2.    This leaves 9.759-7.5 = RMB 2.259 Trillion = $350 Billion USD for all other e-commerce retailers in China.  
3.    $350 Billion USD is less than publicly reported numbers from JD, PDD, Suning and VIP, which all combined add up to $403 Billion USD.   This means someone's numbers are incorrect, either NBS, Alibaba, JD, PDD or one of the competitors. 

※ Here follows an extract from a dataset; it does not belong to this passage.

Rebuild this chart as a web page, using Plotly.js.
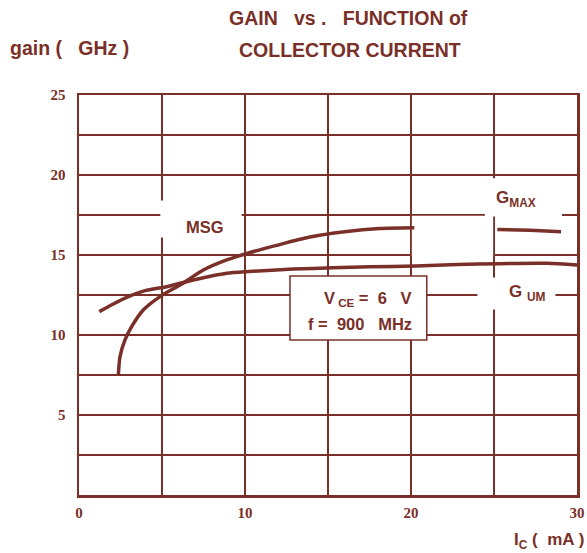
<!DOCTYPE html>
<html>
<head>
<meta charset="utf-8">
<script src="https://cdn.plot.ly/plotly-3.0.1.min.js"></script>
<style>html,body{margin:0;padding:0;background:#fff;}#chart{width:587px;height:553px;}</style>
</head>
<body>
<div id="chart"></div>
<script>
// ---- data ----
const msgX = [2.37, 2.47, 2.77, 3.17, 3.87, 4.88, 6.19, 7.49, 8.9, 10.26, 11.9, 13.9, 16.0, 18.1, 20.2];
const msgY = [7.5, 8.64, 9.69, 10.52, 11.56, 12.4, 13.19, 14.06, 14.69, 15.14, 15.6, 16.12, 16.45, 16.65, 16.7];
const gmaxX = [25.2, 27.2, 29.04];
const gmaxY = [16.6, 16.54, 16.46];
const gumX = [1.22, 2.07, 2.87, 3.98, 5.28, 6.89, 8.9, 10.26, 12.9, 15.3, 17.5, 20.3, 22.8, 25.3, 28.2, 30];
const gumY = [11.46, 11.94, 12.35, 12.77, 13.02, 13.44, 13.86, 13.97, 14.12, 14.2, 14.26, 14.31, 14.4, 14.46, 14.48, 14.38];
const xTickVals = [0, 5, 10, 15, 20, 25, 30];
const xTickText = ['0', '', '10', '', '20', '', '30'];
const yTickVals = [0, 2.5, 5, 7.5, 10, 12.5, 15, 17.5, 20, 22.5, 25];
const yTickText = ['', '', '5', '', '10', '', '15', '', '20', '', '25'];

const C = '#7a2f28';
const sans = 'Liberation Sans, Arial, sans-serif';
const serif = 'Liberation Serif, Times New Roman, serif';
const NB = '\u00A0';

const lineStyle = {color: C, width: 3.5, shape: 'spline', smoothing: 0.7};
const traces = [
  {x: msgX, y: msgY, mode: 'lines', line: lineStyle, hoverinfo: 'skip'},
  {x: gmaxX, y: gmaxY, mode: 'lines', line: lineStyle, hoverinfo: 'skip'},
  {x: gumX, y: gumY, mode: 'lines', line: lineStyle, hoverinfo: 'skip'}
];

function whiteBox(x0, x1, y0, y1) {
  return {type: 'rect', xref: 'x', yref: 'y', x0, x1, y0, y1,
          fillcolor: '#fff', line: {width: 0}, layer: 'between'};
}

const layout = {
  width: 587, height: 553,
  margin: {l: 79, r: 10, t: 95, b: 58},
  paper_bgcolor: '#fff', plot_bgcolor: '#fff',
  showlegend: false,
  xaxis: {
    range: [0, 30], tickvals: xTickVals, ticktext: xTickText,
    showgrid: true, gridcolor: C, gridwidth: 1.5,
    showline: true, mirror: true, linecolor: C, linewidth: 2.5,
    zeroline: false, ticks: '', ticklabelstandoff: 2,
    tickfont: {family: serif, size: 15, color: C, weight: 'bold'},
    fixedrange: true
  },
  yaxis: {
    range: [0, 25], tickvals: yTickVals, ticktext: yTickText,
    showgrid: true, gridcolor: C, gridwidth: 1.5,
    showline: true, mirror: true, linecolor: C, linewidth: 2.5,
    zeroline: false, ticks: '', ticklabelstandoff: 8,
    tickfont: {family: serif, size: 15, color: C, weight: 'bold'},
    fixedrange: true
  },
  shapes: [
    whiteBox(4.9, 9.8, 16.1, 18.4),
    whiteBox(24.45, 29.1, 17.4, 19.8),
    whiteBox(20.05, 24.95, 14.9, 17.45),
    whiteBox(24.0, 28.7, 11.6, 13.6),
    {type: 'rect', xref: 'x', yref: 'y', x0: 12.71, x1: 20.95, y0: 9.69, y1: 13.69,
     fillcolor: '#fff', line: {color: C, width: 1.5}, layer: 'above'}
  ],
  annotations: [
    {xref: 'paper', yref: 'paper', x: (348 - 79) / 498, y: (495 - 18) / 400, text: 'GAIN' + NB + NB + NB + 'vs .' + NB + NB + NB + 'FUNCTION of',
     showarrow: false, xanchor: 'center', yanchor: 'middle', font: {family: sans, size: 19.5, color: C, weight: 'bold'}},
    {xref: 'paper', yref: 'paper', x: (350 - 79) / 498, y: (495 - 50) / 400, text: 'COLLECTOR CURRENT',
     showarrow: false, xanchor: 'center', yanchor: 'middle', font: {family: sans, size: 19.5, color: C, weight: 'bold'}},
    {xref: 'paper', yref: 'paper', x: (8 - 79) / 498, y: (495 - 48) / 400, text: 'gain (' + NB + NB + NB + 'GHz )',
     showarrow: false, xanchor: 'left', yanchor: 'middle', font: {family: sans, size: 19.5, color: C, weight: 'bold'}},
    {xref: 'paper', yref: 'paper', x: (586 - 79) / 498, y: (495 - 541) / 400, text: 'I<sub>C</sub>' + NB + '(' + NB + NB + 'mA )',
     showarrow: false, xanchor: 'right', yanchor: 'middle', font: {family: sans, size: 17, color: C, weight: 'bold'}},
    {xref: 'x', yref: 'y', x: 7.6, y: 16.75, text: 'MSG',
     showarrow: false, xanchor: 'center', yanchor: 'middle', font: {family: sans, size: 16.5, color: C, weight: 'bold'}},
    {xref: 'x', yref: 'y', x: 25.0, y: 18.5, text: 'G<sub>MAX</sub>',
     showarrow: false, xanchor: 'left', yanchor: 'middle', font: {family: sans, size: 17, color: C, weight: 'bold'}},
    {xref: 'x', yref: 'y', x: 25.8, y: 12.6, text: 'G' + NB + '<sub>UM</sub>',
     showarrow: false, xanchor: 'left', yanchor: 'middle', font: {family: sans, size: 17, color: C, weight: 'bold'}},
    {xref: 'x', yref: 'y', x: 20.2, y: 12.25, text: 'V<sub>' + NB + 'CE</sub>' + NB + '=' + NB + NB + '6' + NB + NB + NB + 'V',
     showarrow: false, xanchor: 'right', yanchor: 'middle', font: {family: sans, size: 16.5, color: C, weight: 'bold'}},
    {xref: 'x', yref: 'y', x: 20.2, y: 10.7, text: 'f' + NB + '=' + NB + NB + '900' + NB + NB + NB + 'MHz',
     showarrow: false, xanchor: 'right', yanchor: 'middle', font: {family: sans, size: 16.5, color: C, weight: 'bold'}}
  ]
};

Plotly.newPlot('chart', traces, layout, {displayModeBar: false, staticPlot: true});
</script>
</body>
</html>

4.    This means Alibaba is claiming that sales are negligible from other e-commerce retailers selling directly to consumers in China, e.g. https://www.apple.com.cn/, https://www.huawei.com/cn/, https://www.vmall.com/, https://www.lenovo.com.cn/, https://www.hpstore.cn/, https://www.dell.com/zh-cn/shop, https://www.microsoft.com/zh-cn and https://www.samsung.com/cn/, which some Chinese consumers prefer to avoid counterfeit products
5.    Alibaba's claims of expenditure of RMB 9,427 per user by 811 million annual active consumers is 14.2% of China-GDP-per-capita, which is more than 1550% of what Amazon claims U.S. non-prime customers spend on it as a percent of GDP-per-capita, i.e. $600 per consumer, which is 0.92% of U.S.-GDP-per-capita. 

Any thoughts on this from JD folks?   How would you propose getting on-the-ground data to sanity-check if BABA's reported market share of 76.9% is accurate without too much effort?